Like many consumer product companies, we use a structured, stage-gate process to guide our new product projects from concept through commercialisation. We start by identifying areas of opportunity based on market dynamics, consumer trends and our own strategic objectives.
We analyse the needs of customers and consumers in those opportunity areas and identify those needs that become the focus of solution generation. Depending on the scope of an initiative, ideas may come from customers, consumers or our internal staff. Ideas generated and believed to merit further investigation are fed into our systematic, disciplined new product process where they are further developed and evaluated.
Throughout this process, we have a cross-functional team using a broad range of qualitative and quantitative research methodologies to identify and develop the concepts – product, package and positioning – that provide the strongest solution to those customer or consumer needs. Our process and testing can be adjusted based on the complexity and level of risk associated with an individual project.
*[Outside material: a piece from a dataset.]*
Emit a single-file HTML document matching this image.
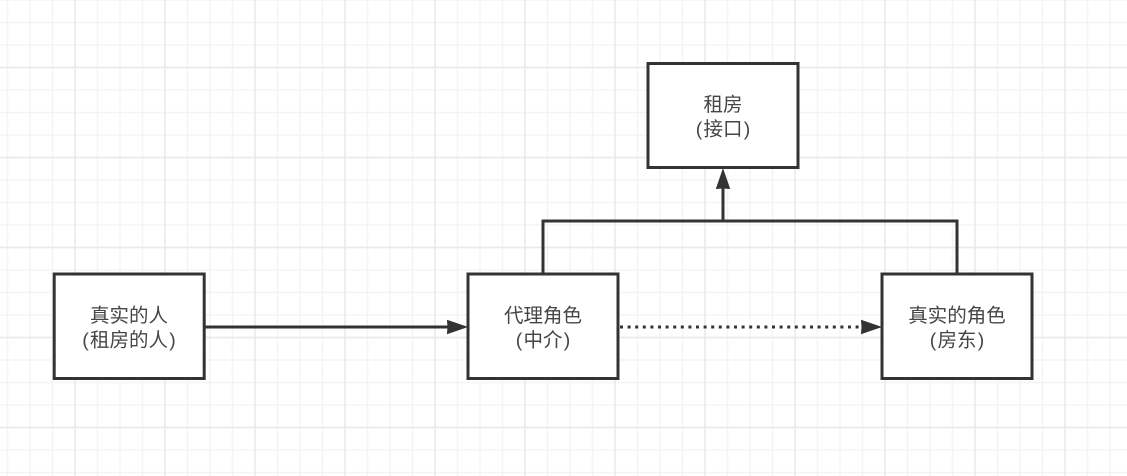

Closer-in new products can be developed and tested in as little as 4-6 months, while significant new product innovations may take years to fully develop, thoroughly test, and to build the manufacturing capability.
In many countries, cheesemakers are coming under pressure from government bodies to reduce salt and fat content, and cheese is almost being portrayed as an unhealthy product in some quarters. What’s the situation in the US?
Gentine: Natural cheese supplies calcium that many Americans need more of in their diet, so we talk about the healthful properties of cheese with our government officials. Sargento has introduced reduced-fat products in response to consumer demand. The same is true of the new proprietary reduced sodium products (a ‘first’ in the cheese category) that we introduced in January.
These are meeting a consumer need according to our research; they’re not in response to government regulations. The most important factor to us is the taste of the cheese – we won’t compromise on quality. All Sargento products must fulfil our brand promise of consistently providing high quality and great taste. It’s what consumers have come to expect of us.
Your ‘Finishers’ range takes the range beyond the traditional block of cheese.?Do cheesemakers make enough use of these opportunities? Tell us a little bit of the story behind that.
Gentine: Our point of view – since my grandfather started Sargento in 1953 – has always been to offer natural cheese and related products to meet consumer needs. Our Finishers line (which combines natural shredded cheese with croutons, dried fruit, nuts, premium meats and cheese sauces), as well as our newest division, Culinary Solutions (offering complete meals), take a broader perspective to continue to meet consumer needs for high quality and convenience.
Our food ingredients division works closely with food manufacturers to provide cheese solutions for their product development needs. This year, they launched an online Idea Centre to assist our customers in defining and designing new products.
Sargento Food Service doesn’t sell from a standard product list – they customise for each customer whether it’s a frozen, breaded appetiser, a chef quality sauce or a specific cheese cut that enhances a menu.
Consumers have the choice of block cheese, sliced, cheese sticks and cubes, grated, crumbled. Is there anything else to come?
Gentine: Of course! There will always be something new, another way to add value. When my grandfather, Leonard Gentine, started to shred cheese in 1958, that was unheard of, and now it’s standard in US supermarkets. Innovation is a definite growth engine for cheesemakers and marketers.
What is your current marketing strategy and what’s to come?
Gentine: Sargento will continue to invest to build and strengthen our brand, to innovate, and to exceed customer and consumer expectations for products and services.
How do you see the future of the cheese industry and cheese market?
Gentine: I’m very bullish on the cheese industry. It has been the business our family has been in for three generations and I expect it will be for generations to come. We have great momentum and opportunities to continue to grow.
Louie Gentine is president and chief customer officer of Sargento Foods, a leading family-owned US cheese producer.